Today on the ELAR blog, we are featuring ELDP grantee Joseph Brooks’ project ‘Expanding the documentation of Chini language and culture‘. Joseph’s collection with ELAR focuses on the Chini language, spoken by 60 people in inland Madang Province, Papua New Guinea.
Joseph Brooks, from the University of California, Santa Barbara, gives us his community and scientific highlights from his research from 2016.
Impact on the community and speakers:
‘At this point in time, I know the community and the individuals who make it up quite well. I know that what speaks most to them is the access they have, through their relationships with me, to a higher standard of living than what they had before. It would certainly be a welcome development if they actively chose to consider action to reverse shift away from their vernacular language, but such a possibility is far from the reality on the ground, where people are much more concerned with bringing development to their community, and indeed such local goals are part of the same processes that have brought about shift in the first place, inasmuch as I understand the local motivations. A further complexity has to do with the fact it is not just the language that is endangered; the language is one part within a wide range of cultural practices and knowledge that are falling out of use due to local processes of cultural reproduction. While Chini villagers do voice concern about their dying language, it is of much greater concern to them that the knowledge of certain ritual practices is disappearing, and also that younger men have become rather dramatically remiss in their roles as hunters. While there is little if any local energy or desire to revitalize their language, one other thing I will mention is local enthusiasm about me working with the community to produce an Chini-Tok Pisin-English dictionary. While it would not have been realistic to complete such a work during this project period, I am committed to working on this now and into the future.’
The way number works in Chini has not been documented or described in detail for any other language and can be seen as challenging some widely accepted views in our cross-linguistic understanding. In Chini, number operates on a relative (and not absolute) basis where the functionally unmarked value is ‘few, a minimal amount’ and its functionally marked counterpart is ‘many, a maximal amount’. These categories correspond best with those termed ‘paucal’ (or, alternatively: ‘non-plural’) and ‘plural’ in other languages.

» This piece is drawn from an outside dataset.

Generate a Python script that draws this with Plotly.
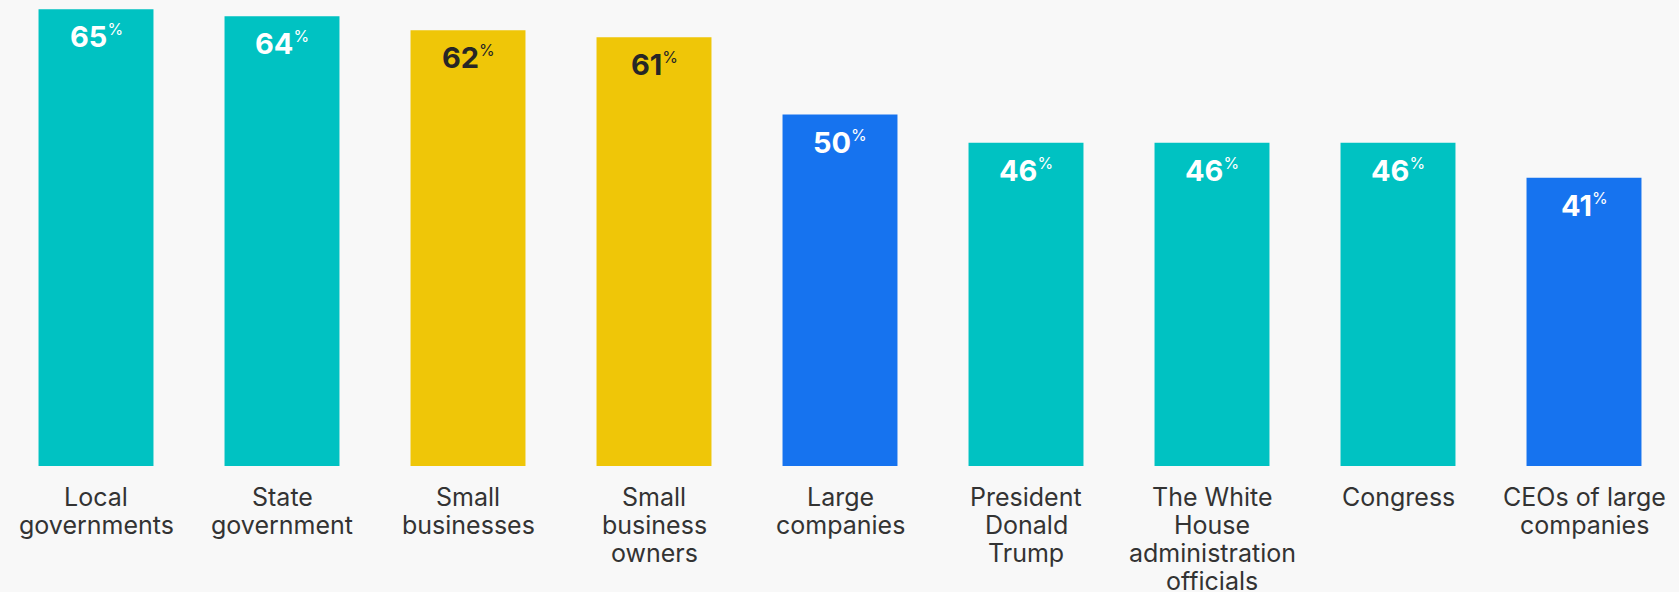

Formally they are marked in a number of different places in the grammar, especially nouns and verbs, and operate in terms of nominal and verbal number.
‘For nominal number, under elicitation, any speaker of Chini (and also in Yigaves, Chini’s nearest relative to the north, as well as some related phenomena in lski, another near relative to the northwest) will reliably produce the ‘paucal’ form of a noun like amárki ‘woman’ or wutmɨ ‘person’ in NPs with the numbers ‘one’ and ‘two’, while producing the ‘plural’ form (amáriyi, wuti) in NPs with numbers ‘three’ or greater. Highly differentiated human entities operate in this way in discourse with some exceptions. However, for things that come in twos, like human legs, one leg can be expressed as paucal (ña) while two is plural (ñari), because two legs is the maximal amount of legs. Some meanings are more lexically specific and unpredictable but still follow the same principle. The plural form gwrundi ‘lit firewood’ does not just mean multiple pieces of lit firewood, but rather, an amount sufficient enough for starting an actual fire. The paucal form, gwundmɨ, refers then to any amount that is not sufficient for making a fire and so is used in quite different contexts, for example, a piece someone carries to help someone else who does not have anything to start a fire. For insects such as flies (vr-) and ants (akar-), the plural forms (vriyi, akariyi) are almost never used. These insects often come in great numbers, and it is only when the speaker wishes to express the idea of there being an extremely unusual overabundance, that they will use the plural, where the plural has a pragmatic effect similar to “damn this uncanny multitude of flies!”. There is more to the story here as well, since speakers often use these categories and the semantic relativity they are based on, for expressive purposes.
‘Verbal number operates on a similar basis. Verbal number operates as an expression of the iterations of the action of the verb, the degree of effort put into the action, among other nuances that depend on the lexical semantics of the verb and the context of use. Similar to what has been discussed in some of the literature, there is some correspondence between the verbal number category and the number of the (absolutive) participant. (However, there is more to the story here as well, since a great many exceptions in discourse show that agreement is not in fact at issue here). The most common tendency is for singular and dual/things in twos participants to co-occur with the paucactional verb forms and for plural/3+ participants to co-occur with pluractional verb forms. There are also plenty of exceptions to this, but the exceptions still can be seen to work on the same paucal-plural basis. So for instance, in making canoes from logs, on the first day of work the (single) log must be cut – and pluractional, because the full amount of square cuts must be made, up the full length of the log. Importantly, speakers rely on the relative nature of the distinction in order to express their perspective of some entity or event as being minimal or maximal, regardless of the exact number of entities involved, e.g. depending on expectations for each specific situation. So the function of number in this language is not really to enumerate per se but is instead an expressive resource, one that is furthermore responsive to local cultural preoccupations having to do with paucity/scarcity versus abundance.’